** Start INFORMATION SHOWN **
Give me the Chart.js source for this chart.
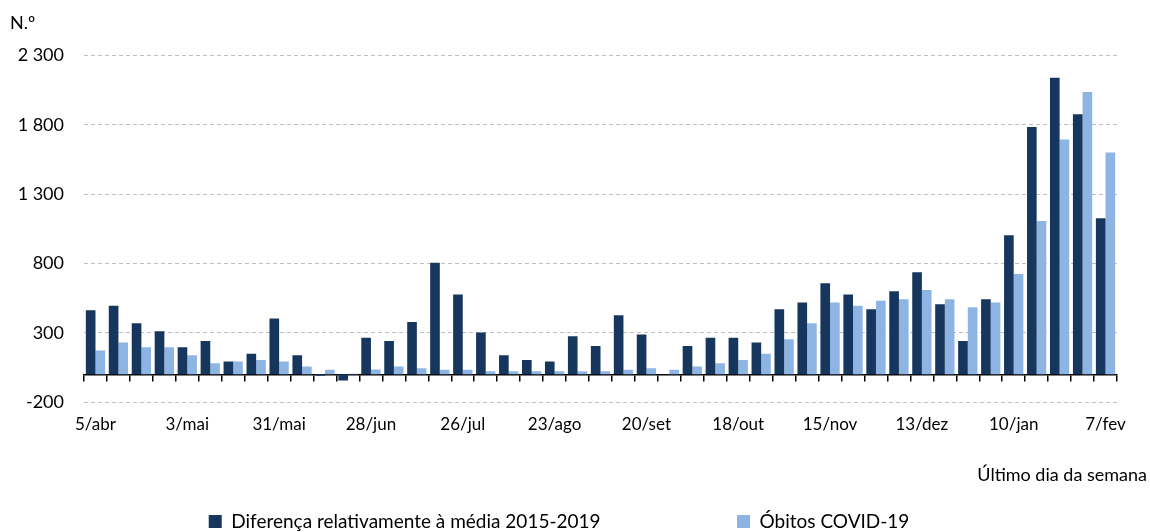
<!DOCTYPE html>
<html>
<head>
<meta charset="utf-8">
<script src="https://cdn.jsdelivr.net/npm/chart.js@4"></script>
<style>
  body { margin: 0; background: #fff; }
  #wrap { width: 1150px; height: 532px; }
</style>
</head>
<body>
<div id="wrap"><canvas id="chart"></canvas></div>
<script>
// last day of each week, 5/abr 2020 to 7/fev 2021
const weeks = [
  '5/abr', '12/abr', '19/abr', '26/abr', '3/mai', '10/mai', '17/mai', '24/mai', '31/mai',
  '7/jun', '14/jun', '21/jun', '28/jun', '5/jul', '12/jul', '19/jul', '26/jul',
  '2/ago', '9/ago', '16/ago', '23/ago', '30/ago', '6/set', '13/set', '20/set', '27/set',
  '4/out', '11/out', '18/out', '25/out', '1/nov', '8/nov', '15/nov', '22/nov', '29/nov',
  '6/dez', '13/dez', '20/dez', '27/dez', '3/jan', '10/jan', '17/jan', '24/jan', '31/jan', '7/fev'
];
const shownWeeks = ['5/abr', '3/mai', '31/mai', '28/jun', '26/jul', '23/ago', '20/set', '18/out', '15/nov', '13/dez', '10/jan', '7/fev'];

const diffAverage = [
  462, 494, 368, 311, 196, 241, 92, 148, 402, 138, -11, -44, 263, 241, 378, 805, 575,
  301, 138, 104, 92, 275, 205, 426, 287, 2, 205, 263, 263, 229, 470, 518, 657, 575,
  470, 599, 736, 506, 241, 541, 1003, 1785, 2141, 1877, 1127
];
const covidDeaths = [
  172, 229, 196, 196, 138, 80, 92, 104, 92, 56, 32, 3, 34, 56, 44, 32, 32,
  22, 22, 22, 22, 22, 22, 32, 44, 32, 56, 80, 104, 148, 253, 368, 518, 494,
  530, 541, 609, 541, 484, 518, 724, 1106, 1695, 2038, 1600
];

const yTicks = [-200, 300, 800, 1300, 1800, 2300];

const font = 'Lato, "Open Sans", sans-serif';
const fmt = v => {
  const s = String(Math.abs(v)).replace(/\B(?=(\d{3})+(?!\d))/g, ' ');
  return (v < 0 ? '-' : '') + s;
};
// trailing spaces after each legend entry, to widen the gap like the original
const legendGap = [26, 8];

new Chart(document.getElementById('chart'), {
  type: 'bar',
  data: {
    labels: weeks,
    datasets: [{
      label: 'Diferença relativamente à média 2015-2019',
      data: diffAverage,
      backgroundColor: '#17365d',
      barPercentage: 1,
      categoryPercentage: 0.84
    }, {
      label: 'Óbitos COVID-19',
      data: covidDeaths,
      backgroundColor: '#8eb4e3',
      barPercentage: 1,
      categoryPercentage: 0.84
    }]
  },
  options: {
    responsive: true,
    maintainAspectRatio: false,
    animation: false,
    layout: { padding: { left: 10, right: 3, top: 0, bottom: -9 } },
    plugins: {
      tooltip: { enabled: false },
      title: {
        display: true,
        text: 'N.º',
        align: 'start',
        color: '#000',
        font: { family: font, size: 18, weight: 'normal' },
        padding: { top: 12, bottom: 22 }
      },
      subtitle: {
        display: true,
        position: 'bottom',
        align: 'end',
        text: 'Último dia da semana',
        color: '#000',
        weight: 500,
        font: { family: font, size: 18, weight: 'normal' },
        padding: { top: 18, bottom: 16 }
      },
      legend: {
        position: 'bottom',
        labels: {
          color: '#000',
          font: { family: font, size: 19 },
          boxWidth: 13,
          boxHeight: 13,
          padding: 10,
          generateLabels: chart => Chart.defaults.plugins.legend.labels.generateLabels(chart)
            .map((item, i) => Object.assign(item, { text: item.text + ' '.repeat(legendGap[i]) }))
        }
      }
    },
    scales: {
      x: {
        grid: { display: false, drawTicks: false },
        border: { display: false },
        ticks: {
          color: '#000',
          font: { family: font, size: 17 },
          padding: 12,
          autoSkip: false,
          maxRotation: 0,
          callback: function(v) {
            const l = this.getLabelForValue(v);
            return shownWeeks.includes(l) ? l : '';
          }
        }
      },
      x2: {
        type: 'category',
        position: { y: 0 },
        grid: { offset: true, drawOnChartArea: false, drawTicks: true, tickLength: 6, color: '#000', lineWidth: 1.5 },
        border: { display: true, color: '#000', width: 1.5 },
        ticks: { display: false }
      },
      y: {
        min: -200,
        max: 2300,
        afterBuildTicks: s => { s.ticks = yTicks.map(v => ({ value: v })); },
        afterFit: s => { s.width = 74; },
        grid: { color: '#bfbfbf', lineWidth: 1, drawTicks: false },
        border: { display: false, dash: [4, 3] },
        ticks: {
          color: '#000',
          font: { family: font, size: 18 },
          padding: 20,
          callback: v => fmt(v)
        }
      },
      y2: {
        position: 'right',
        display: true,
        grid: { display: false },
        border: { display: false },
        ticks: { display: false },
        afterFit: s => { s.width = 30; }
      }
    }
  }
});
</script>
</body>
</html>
** End INFORMATION SHOWN **
EXERCISE: Omit every picture while copying the listing above exactly.

CORRECT OUTPUT:
Give me the Chart.js source for this chart.
<!DOCTYPE html>
<html>
<head>
<meta charset="utf-8">
<script src="https://cdn.jsdelivr.net/npm/chart.js@4"></script>
<style>
  body { margin: 0; background: #fff; }
  #wrap { width: 1150px; height: 532px; }
</style>
</head>
<body>
<div id="wrap"><canvas id="chart"></canvas></div>
<script>
// last day of each week, 5/abr 2020 to 7/fev 2021
const weeks = [
  '5/abr', '12/abr', '19/abr', '26/abr', '3/mai', '10/mai', '17/mai', '24/mai', '31/mai',
  '7/jun', '14/jun', '21/jun', '28/jun', '5/jul', '12/jul', '19/jul', '26/jul',
  '2/ago', '9/ago', '16/ago', '23/ago', '30/ago', '6/set', '13/set', '20/set', '27/set',
  '4/out', '11/out', '18/out', '25/out', '1/nov', '8/nov', '15/nov', '22/nov', '29/nov',
  '6/dez', '13/dez', '20/dez', '27/dez', '3/jan', '10/jan', '17/jan', '24/jan', '31/jan', '7/fev'
];
const shownWeeks = ['5/abr', '3/mai', '31/mai', '28/jun', '26/jul', '23/ago', '20/set', '18/out', '15/nov', '13/dez', '10/jan', '7/fev'];

const diffAverage = [
  462, 494, 368, 311, 196, 241, 92, 148, 402, 138, -11, -44, 263, 241, 378, 805, 575,
  301, 138, 104, 92, 275, 205, 426, 287, 2, 205, 263, 263, 229, 470, 518, 657, 575,
  470, 599, 736, 506, 241, 541, 1003, 1785, 2141, 1877, 1127
];
const covidDeaths = [
  172, 229, 196, 196, 138, 80, 92, 104, 92, 56, 32, 3, 34, 56, 44, 32, 32,
  22, 22, 22, 22, 22, 22, 32, 44, 32, 56, 80, 104, 148, 253, 368, 518, 494,
  530, 541, 609, 541, 484, 518, 724, 1106, 1695, 2038, 1600
];

const yTicks = [-200, 300, 800, 1300, 1800, 2300];

const font = 'Lato, "Open Sans", sans-serif';
const fmt = v => {
  const s = String(Math.abs(v)).replace(/\B(?=(\d{3})+(?!\d))/g, ' ');
  return (v < 0 ? '-' : '') + s;
};
// trailing spaces after each legend entry, to widen the gap like the original
const legendGap = [26, 8];

new Chart(document.getElementById('chart'), {
  type: 'bar',
  data: {
    labels: weeks,
    datasets: [{
      label: 'Diferença relativamente à média 2015-2019',
      data: diffAverage,
      backgroundColor: '#17365d',
      barPercentage: 1,
      categoryPercentage: 0.84
    }, {
      label: 'Óbitos COVID-19',
      data: covidDeaths,
      backgroundColor: '#8eb4e3',
      barPercentage: 1,
      categoryPercentage: 0.84
    }]
  },
  options: {
    responsive: true,
    maintainAspectRatio: false,
    animation: false,
    layout: { padding: { left: 10, right: 3, top: 0, bottom: -9 } },
    plugins: {
      tooltip: { enabled: false },
      title: {
        display: true,
        text: 'N.º',
        align: 'start',
        color: '#000',
        font: { family: font, size: 18, weight: 'normal' },
        padding: { top: 12, bottom: 22 }
      },
      subtitle: {
        display: true,
        position: 'bottom',
        align: 'end',
        text: 'Último dia da semana',
        color: '#000',
        weight: 500,
        font: { family: font, size: 18, weight: 'normal' },
        padding: { top: 18, bottom: 16 }
      },
      legend: {
        position: 'bottom',
        labels: {
          color: '#000',
          font: { family: font, size: 19 },
          boxWidth: 13,
          boxHeight: 13,
          padding: 10,
          generateLabels: chart => Chart.defaults.plugins.legend.labels.generateLabels(chart)
            .map((item, i) => Object.assign(item, { text: item.text + ' '.repeat(legendGap[i]) }))
        }
      }
    },
    scales: {
      x: {
        grid: { display: false, drawTicks: false },
        border: { display: false },
        ticks: {
          color: '#000',
          font: { family: font, size: 17 },
          padding: 12,
          autoSkip: false,
          maxRotation: 0,
          callback: function(v) {
            const l = this.getLabelForValue(v);
            return shownWeeks.includes(l) ? l : '';
          }
        }
      },
      x2: {
        type: 'category',
        position: { y: 0 },
        grid: { offset: true, drawOnChartArea: false, drawTicks: true, tickLength: 6, color: '#000', lineWidth: 1.5 },
        border: { display: true, color: '#000', width: 1.5 },
        ticks: { display: false }
      },
      y: {
        min: -200,
        max: 2300,
        afterBuildTicks: s => { s.ticks = yTicks.map(v => ({ value: v })); },
        afterFit: s => { s.width = 74; },
        grid: { color: '#bfbfbf', lineWidth: 1, drawTicks: false },
        border: { display: false, dash: [4, 3] },
        ticks: {
          color: '#000',
          font: { family: font, size: 18 },
          padding: 20,
          callback: v => fmt(v)
        }
      },
      y2: {
        position: 'right',
        display: true,
        grid: { display: false },
        border: { display: false },
        ticks: { display: false },
        afterFit: s => { s.width = 30; }
      }
    }
  }
});
</script>
</body>
</html>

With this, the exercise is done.